A pendulum of length L feet has a period of: #T= 3.14(L^.5)/2(2^.5)# seconds. If you increase the length of a 1-foot pendulum by .01 feet, how much does its period increase?

3 Answers
Aug 26, 2016

#approx 1/2% # increase

see below

Explanation:

I'd normally expect #T = 2pi sqrt(L/g)#

you seem to have

#T(L) = pi/2 sqrt(2L)#, which is fine, might be to do with old imperial units and maybe a different gravity. we can work with that

So with #T_o = pi/2 sqrt(2L)# you want to know

#T(L + delta L) = pi/2 sqrt(2(L+ delta L))#

but by approximation

We can plough the same furrow as Newton (and Taylor expansions), but in a way that is simpler, using a generalised binomial expansion, ie this idea

#(1+ h)^alpha = 1 + alpha h + (alpha(alpha-1))/(2!) h^2 + O(h^3) qquad abs h < 1 qquad alpha in mathcal(R), notin mathcal(Z^+)#

It looks just like a Taylor Expansion, ie based in Calculus. In fact I think it was Newton that generalised the binomial expansion in this way.

So

#T(L + delta L) = pi/2 sqrt(2(L+ delta L))#

#= pi/2 sqrt(2L) (1+ (delta L)/L)^(1/2) " where "qquad abs ((delta L)/L) " << " 1#

which is simply

#T_o (1+ (delta L)/L)^(1/2) #

#=T_o (1+ 1/2 (delta L)/L + O(deltaL^2) )#

#approxT_o (1+ 1/2 (delta L)/L )#

#= T_o (1+ (delta L)/(2L) )#

#= T_o (1+ 0.005 )#

That is a c.1/2% increase

Aug 26, 2016

App. increase in period #T# is #(pisqrt2)/400 "sec"#.
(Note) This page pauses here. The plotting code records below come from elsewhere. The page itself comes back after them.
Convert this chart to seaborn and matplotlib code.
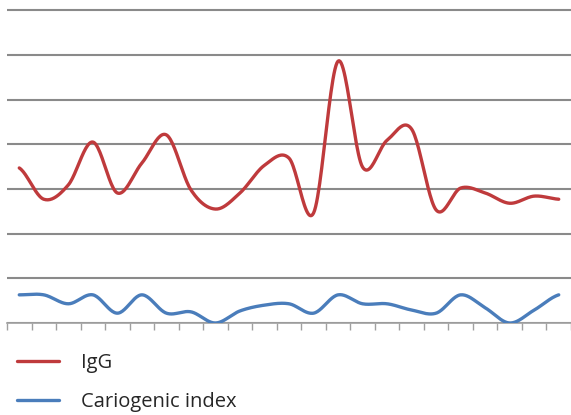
import numpy as np
import pandas as pd
import matplotlib
matplotlib.use("Agg")
import matplotlib.pyplot as plt
import seaborn as sns

# values, in gridline units (axis = 0, top gridline = 7)
igg = [3.47, 2.77, 3.09, 4.05, 2.91, 3.58, 4.21, 2.98, 2.55, 2.91, 3.53, 3.69,
       2.46, 5.86, 3.49, 4.09, 4.34, 2.53, 3.02, 2.91, 2.68, 2.84, 2.77]
cariogenic = [0.63, 0.63, 0.43, 0.63, 0.22, 0.63, 0.22, 0.25, 0.00, 0.27, 0.40, 0.43,
              0.22, 0.63, 0.43, 0.43, 0.29, 0.22, 0.63, 0.34, 0.00, 0.29, 0.63]
series_names = ["IgG", "Cariogenic index"]
colors = ["#bf3a3c", "#4a7dbb"]


def smooth(y, n=24):
    # Excel-style smoothed line (Catmull-Rom via cubic Bezier segments)
    y = np.asarray(y, float)
    p = np.concatenate([[y[0]], y, [y[-1]]])
    xs, ys = [], []
    t = np.linspace(0, 1, n, endpoint=False)
    for i in range(len(y) - 1):
        p0, p1, p2, p3 = p[i], p[i + 1], p[i + 2], p[i + 3]
        c1 = p1 + (p2 - p0) / 6
        c2 = p2 - (p3 - p1) / 6
        ys.append((1 - t) ** 3 * p1 + 3 * (1 - t) ** 2 * t * c1
                  + 3 * (1 - t) * t ** 2 * c2 + t ** 3 * p2)
        xs.append(i + t)
    xs.append([len(y) - 1])
    ys.append([y[-1]])
    return np.concatenate(xs), np.concatenate(ys)


frames = []
for name, vals in zip(series_names, [igg, cariogenic]):
    sx, sy = smooth(vals)
    frames.append(pd.DataFrame({"x": sx, "y": sy, "series": name}))
df = pd.concat(frames, ignore_index=True)

sns.set_style("white")
plt.rcParams["font.family"] = ["Open Sans", "DejaVu Sans"]

fig = plt.figure(figsize=(5.71, 4.15), dpi=100)
ax = fig.add_axes([7 / 571, 92 / 415, 564 / 571, 315 / 415])

sns.lineplot(data=df, x="x", y="y", hue="series", palette=colors,
             estimator=None, sort=False, lw=2.4, ax=ax, zorder=3)

ax.set_xlim(-0.5, -0.5 + 564 / 24.6)
ax.set_ylim(0, 7.05)
ax.set_yticks(range(0, 8))
ax.yaxis.grid(True, color="#8a8a8a", lw=1.5)
ax.set_xticks(np.arange(-0.5, len(igg), 1))
ax.tick_params(axis="x", direction="out", length=5, width=1, color="#a0a0a0",
               labelbottom=False, bottom=True)
ax.tick_params(axis="y", length=0, labelleft=False)
for s in ["top", "left", "right"]:
    ax.spines[s].set_visible(False)
ax.spines["bottom"].set_color("#a0a0a0")
ax.spines["bottom"].set_linewidth(1.2)
ax.set_xlabel("")
ax.set_ylabel("")

handles, labels = ax.get_legend_handles_labels()
ax.get_legend().remove()
fig.legend(handles, labels, loc="upper left", bbox_to_anchor=(17 / 571, 1 - 353 / 415),
           frameon=False, handlelength=2.1, handletextpad=1.1,
           labelspacing=0.95, borderpad=0, borderaxespad=0,
           prop={"family": ["Open Sans", "DejaVu Sans"], "size": 14.5})

fig.savefig("out.png", dpi=100)
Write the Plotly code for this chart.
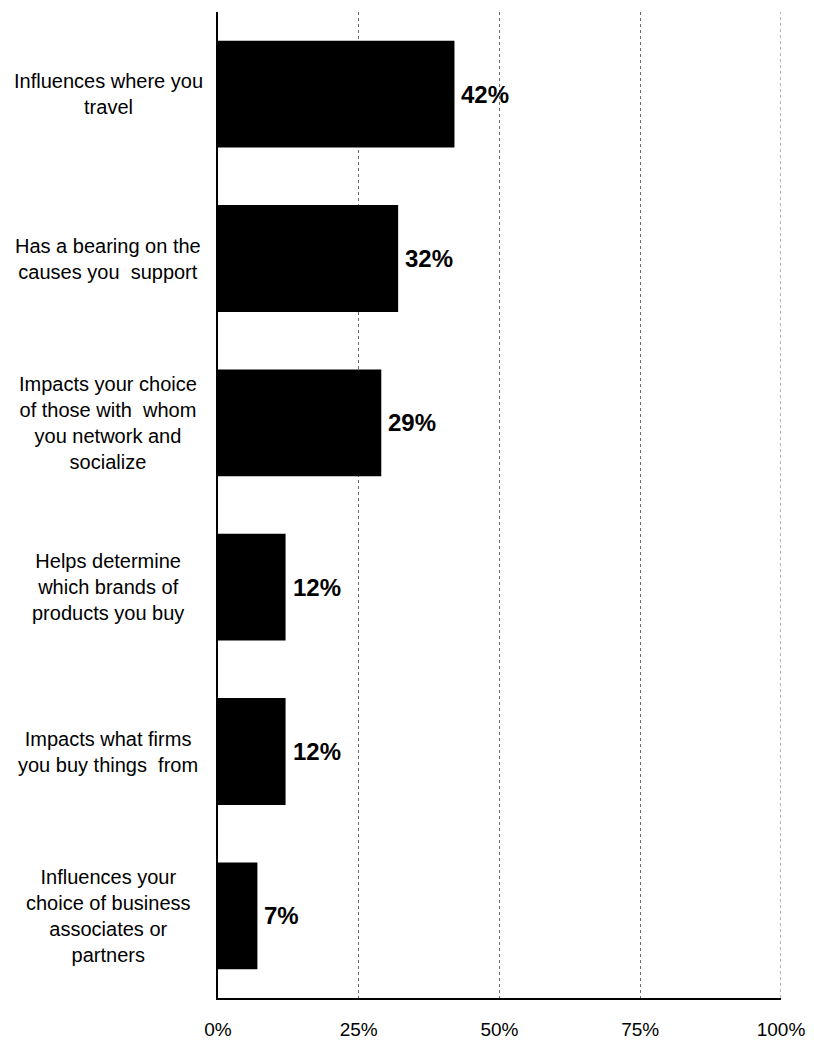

#"App." % "increase in" T=1/2 %#.

Explanation:

The Period #T# (in sec.) of a pendulum of Length #L# (in feet) is given by the Formula,

#T=(pi/2)sqrt(2L)#

Let #deltaT# denote increase in #T#, and, #delta L# in #L#,

Then, from Calculus, we know that, #deltaT~=(dT)/(dL)*deltaL...(star)#

#T=(pi/2)sqrt(2L) rArr (dT)/(dL)=((pisqrt2)/2)(1/(2sqrtL))=(pisqrt2)/(4sqrtL)#.
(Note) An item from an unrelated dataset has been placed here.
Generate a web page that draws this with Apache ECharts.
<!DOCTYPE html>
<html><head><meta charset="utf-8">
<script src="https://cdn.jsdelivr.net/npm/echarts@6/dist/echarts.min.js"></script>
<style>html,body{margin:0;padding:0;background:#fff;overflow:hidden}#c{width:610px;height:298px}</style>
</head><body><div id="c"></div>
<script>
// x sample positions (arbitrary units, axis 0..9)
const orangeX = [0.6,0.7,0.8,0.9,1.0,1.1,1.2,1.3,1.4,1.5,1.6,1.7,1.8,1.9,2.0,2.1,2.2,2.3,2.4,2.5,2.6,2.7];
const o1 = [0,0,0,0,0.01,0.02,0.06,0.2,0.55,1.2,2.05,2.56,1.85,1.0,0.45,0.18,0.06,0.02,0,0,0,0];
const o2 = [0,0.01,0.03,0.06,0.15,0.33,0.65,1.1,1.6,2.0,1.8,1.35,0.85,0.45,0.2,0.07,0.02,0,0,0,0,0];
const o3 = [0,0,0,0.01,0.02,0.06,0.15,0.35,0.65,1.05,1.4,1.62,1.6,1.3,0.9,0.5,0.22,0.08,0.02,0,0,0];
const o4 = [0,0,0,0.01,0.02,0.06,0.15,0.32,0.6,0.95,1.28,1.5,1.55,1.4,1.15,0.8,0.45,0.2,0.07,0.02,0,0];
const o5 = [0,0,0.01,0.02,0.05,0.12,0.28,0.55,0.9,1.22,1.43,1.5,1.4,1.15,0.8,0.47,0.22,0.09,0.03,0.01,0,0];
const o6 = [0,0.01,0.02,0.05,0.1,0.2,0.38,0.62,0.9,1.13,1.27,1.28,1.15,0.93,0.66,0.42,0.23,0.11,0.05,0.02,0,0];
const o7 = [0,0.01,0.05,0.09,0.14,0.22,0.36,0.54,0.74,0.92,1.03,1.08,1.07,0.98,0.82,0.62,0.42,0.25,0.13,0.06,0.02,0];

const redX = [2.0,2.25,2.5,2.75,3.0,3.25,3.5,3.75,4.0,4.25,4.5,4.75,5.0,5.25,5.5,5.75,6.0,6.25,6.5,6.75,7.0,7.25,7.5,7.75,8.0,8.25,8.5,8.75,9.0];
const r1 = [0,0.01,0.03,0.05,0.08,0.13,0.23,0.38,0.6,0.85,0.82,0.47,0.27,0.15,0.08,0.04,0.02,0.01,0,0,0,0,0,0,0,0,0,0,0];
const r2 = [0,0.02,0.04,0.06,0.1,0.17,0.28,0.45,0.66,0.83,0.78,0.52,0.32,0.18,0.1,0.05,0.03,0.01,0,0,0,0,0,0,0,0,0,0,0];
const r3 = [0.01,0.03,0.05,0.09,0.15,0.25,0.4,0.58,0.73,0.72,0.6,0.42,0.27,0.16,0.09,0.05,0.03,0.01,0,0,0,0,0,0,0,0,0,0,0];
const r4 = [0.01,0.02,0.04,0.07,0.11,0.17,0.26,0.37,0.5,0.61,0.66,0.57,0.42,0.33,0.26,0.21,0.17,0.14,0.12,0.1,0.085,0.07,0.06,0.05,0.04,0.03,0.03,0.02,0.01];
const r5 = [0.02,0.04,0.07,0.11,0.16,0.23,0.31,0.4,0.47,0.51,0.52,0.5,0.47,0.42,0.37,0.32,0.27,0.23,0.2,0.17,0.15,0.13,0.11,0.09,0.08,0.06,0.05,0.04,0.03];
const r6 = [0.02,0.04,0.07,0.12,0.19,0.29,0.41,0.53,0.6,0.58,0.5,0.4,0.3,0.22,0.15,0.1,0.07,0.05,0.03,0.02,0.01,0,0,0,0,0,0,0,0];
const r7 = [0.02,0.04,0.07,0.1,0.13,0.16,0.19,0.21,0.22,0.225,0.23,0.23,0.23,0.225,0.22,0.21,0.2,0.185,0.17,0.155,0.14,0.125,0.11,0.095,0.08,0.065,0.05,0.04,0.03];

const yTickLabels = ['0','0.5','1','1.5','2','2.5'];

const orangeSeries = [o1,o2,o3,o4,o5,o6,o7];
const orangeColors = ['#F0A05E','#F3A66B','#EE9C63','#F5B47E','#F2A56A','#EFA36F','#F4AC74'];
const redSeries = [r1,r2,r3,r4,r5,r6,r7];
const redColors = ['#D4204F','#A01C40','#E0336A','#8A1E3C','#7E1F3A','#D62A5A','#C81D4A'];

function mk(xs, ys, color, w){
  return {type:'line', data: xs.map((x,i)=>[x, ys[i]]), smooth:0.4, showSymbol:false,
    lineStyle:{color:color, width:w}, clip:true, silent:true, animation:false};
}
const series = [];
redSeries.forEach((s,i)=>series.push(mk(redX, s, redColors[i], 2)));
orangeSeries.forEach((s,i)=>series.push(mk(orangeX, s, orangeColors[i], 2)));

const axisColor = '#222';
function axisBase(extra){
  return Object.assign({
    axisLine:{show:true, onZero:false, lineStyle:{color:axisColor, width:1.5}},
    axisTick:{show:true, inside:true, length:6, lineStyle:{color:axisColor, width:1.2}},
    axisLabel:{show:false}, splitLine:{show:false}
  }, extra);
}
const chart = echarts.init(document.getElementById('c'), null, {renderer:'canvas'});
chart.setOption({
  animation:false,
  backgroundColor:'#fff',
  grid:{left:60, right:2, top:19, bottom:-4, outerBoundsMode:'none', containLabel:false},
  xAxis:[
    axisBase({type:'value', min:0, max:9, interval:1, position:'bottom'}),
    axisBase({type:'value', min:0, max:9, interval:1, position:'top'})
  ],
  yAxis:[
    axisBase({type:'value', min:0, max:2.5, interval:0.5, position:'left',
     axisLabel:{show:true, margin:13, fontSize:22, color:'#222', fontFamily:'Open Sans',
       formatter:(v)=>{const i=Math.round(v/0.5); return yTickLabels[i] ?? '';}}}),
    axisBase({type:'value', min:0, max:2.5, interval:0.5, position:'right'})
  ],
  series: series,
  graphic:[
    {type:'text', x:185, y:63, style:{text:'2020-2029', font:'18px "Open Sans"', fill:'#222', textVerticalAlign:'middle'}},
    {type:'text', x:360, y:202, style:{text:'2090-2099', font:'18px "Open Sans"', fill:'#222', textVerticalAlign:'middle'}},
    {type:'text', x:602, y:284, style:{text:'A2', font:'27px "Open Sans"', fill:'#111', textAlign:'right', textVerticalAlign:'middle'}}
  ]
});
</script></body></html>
#:. deltaT~=(pisqrt2)/(4sqrtL)deltaL.............[by(star)]#

Here, #L=1, deltaL=0.01#

#rArr deltaT~=(pisqrt2)/4*0.01=(pisqrt2)/400 "feet"#.
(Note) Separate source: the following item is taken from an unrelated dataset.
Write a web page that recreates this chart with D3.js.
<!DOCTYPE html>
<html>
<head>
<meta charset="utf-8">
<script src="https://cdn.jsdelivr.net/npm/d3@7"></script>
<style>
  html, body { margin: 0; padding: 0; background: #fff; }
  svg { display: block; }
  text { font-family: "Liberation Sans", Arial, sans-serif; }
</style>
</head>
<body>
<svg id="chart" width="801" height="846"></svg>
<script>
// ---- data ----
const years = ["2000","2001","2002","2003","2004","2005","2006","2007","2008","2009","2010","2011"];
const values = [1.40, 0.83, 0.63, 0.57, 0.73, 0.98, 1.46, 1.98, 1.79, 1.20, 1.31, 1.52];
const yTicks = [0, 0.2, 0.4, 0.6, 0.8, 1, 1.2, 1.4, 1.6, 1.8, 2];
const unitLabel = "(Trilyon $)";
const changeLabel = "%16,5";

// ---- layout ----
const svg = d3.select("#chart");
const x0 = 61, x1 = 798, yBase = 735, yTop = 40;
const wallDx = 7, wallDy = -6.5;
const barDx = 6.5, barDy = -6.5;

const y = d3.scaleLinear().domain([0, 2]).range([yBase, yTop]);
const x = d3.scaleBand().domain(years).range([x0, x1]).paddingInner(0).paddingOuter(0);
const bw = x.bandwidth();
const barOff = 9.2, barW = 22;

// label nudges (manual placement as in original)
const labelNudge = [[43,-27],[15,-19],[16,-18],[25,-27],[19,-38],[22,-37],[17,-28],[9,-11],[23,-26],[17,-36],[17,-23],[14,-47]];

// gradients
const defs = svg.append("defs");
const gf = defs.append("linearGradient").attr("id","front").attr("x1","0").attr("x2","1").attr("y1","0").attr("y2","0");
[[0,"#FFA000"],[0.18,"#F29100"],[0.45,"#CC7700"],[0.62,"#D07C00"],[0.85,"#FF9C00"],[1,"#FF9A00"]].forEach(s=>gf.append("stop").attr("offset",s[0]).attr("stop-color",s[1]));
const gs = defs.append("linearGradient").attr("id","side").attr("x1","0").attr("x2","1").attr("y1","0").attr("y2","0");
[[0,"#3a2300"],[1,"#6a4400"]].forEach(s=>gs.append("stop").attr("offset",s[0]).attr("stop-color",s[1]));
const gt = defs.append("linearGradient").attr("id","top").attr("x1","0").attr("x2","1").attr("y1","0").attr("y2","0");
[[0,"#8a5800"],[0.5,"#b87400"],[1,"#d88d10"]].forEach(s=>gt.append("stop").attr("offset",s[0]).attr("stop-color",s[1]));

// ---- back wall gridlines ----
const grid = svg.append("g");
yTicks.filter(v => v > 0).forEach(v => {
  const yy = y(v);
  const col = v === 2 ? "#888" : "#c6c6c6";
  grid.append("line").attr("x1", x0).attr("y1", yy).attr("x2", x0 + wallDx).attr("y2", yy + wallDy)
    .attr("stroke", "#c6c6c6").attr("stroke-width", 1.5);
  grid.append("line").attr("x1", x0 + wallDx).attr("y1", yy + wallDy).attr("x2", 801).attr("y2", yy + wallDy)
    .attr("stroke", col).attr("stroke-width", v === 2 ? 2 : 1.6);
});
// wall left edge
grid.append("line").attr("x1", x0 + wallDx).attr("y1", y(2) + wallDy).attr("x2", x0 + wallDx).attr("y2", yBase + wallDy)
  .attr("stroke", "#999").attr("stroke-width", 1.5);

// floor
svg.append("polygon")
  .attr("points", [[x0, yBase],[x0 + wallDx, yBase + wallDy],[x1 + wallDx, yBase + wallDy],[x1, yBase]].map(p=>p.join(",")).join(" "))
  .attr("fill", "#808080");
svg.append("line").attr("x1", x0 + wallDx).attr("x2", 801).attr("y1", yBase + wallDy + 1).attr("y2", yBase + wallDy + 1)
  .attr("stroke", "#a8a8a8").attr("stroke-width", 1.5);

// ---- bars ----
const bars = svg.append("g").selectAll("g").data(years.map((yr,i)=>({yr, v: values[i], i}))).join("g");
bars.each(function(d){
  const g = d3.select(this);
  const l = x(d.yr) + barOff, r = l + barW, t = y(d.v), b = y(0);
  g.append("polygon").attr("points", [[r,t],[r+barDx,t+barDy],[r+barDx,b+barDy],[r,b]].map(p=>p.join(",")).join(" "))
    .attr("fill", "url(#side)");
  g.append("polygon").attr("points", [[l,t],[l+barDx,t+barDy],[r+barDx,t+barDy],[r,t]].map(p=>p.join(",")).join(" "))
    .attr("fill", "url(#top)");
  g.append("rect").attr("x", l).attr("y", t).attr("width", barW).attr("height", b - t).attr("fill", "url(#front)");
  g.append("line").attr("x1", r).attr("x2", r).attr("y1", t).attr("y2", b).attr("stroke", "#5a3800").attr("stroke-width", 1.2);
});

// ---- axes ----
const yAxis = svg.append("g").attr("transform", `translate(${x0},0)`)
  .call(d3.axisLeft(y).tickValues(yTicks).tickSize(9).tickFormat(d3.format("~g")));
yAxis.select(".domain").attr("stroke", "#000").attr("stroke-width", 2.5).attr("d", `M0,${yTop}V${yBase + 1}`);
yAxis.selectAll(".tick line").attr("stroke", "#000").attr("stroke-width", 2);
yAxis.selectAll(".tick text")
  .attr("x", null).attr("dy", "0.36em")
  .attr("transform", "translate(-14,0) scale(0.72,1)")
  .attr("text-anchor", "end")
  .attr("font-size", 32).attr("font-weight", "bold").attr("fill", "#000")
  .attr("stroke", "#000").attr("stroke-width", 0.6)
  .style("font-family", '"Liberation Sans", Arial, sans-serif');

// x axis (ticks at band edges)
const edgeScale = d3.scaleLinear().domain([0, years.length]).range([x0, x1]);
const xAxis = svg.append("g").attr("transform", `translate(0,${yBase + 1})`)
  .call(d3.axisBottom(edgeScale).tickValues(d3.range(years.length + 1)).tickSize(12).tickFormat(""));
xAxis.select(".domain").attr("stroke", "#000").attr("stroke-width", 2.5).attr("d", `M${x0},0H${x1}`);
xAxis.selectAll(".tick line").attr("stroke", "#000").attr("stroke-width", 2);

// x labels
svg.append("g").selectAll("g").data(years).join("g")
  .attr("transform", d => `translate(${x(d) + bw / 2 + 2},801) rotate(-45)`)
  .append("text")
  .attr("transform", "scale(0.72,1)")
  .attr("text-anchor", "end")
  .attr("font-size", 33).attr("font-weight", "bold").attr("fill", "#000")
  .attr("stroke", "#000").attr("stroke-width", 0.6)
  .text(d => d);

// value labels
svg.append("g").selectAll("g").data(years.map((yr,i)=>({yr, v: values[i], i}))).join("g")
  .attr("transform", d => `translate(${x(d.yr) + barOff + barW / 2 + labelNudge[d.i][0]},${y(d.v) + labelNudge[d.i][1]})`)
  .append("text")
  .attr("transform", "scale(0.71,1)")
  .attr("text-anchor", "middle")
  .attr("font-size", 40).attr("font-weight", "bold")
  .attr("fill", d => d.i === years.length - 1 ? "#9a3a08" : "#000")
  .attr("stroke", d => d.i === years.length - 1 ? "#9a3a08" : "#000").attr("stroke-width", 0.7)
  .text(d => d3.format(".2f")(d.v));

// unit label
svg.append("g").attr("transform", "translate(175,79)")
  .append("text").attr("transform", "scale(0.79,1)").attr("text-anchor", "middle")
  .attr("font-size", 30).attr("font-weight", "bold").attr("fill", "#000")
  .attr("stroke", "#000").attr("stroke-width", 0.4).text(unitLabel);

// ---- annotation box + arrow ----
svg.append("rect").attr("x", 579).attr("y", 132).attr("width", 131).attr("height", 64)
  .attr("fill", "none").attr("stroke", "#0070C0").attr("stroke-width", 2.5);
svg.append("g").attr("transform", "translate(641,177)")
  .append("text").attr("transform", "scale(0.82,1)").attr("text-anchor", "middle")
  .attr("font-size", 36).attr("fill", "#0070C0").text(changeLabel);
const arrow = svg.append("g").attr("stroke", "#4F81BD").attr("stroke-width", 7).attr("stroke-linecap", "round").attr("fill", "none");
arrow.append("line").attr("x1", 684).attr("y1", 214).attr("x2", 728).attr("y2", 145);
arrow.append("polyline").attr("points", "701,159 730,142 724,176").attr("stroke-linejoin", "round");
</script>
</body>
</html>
Thus, app. increase in period #T# is #(pisqrt2)/400 "sec"#.

Note that, when #L=1 "foot, period (initial)" T=(pisqrt2)/2 sec.#

Hence, #"app." % "increase in" T=((deltaT)/T)100#

#=((pisqrt2)/400)/((pisqrt2)/2)*100=1/2%#, as Respected Eddie has obtained !

Enjoy Mats.!

Aug 26, 2016

#(dT)/T = 0.5%#

Explanation:

Error propagation is easily handled using the #log# transformation.
Given #T=pi/2sqrt(L/g)# after tansformation reads

#log_eT = log_e(pi/2) +1/2(log_eL-log_e g)#

After deriving we have

#(dT)/T = 1/2((dL)/L-(dg)/g)#

supposing that #g# is known with precision #(dg)/g approx 0#

so

#(dT)/T = 1/2(dL)/L = 1/2(0.01)/1 = 0.005#

or also

#(dT)/T = 0.5%#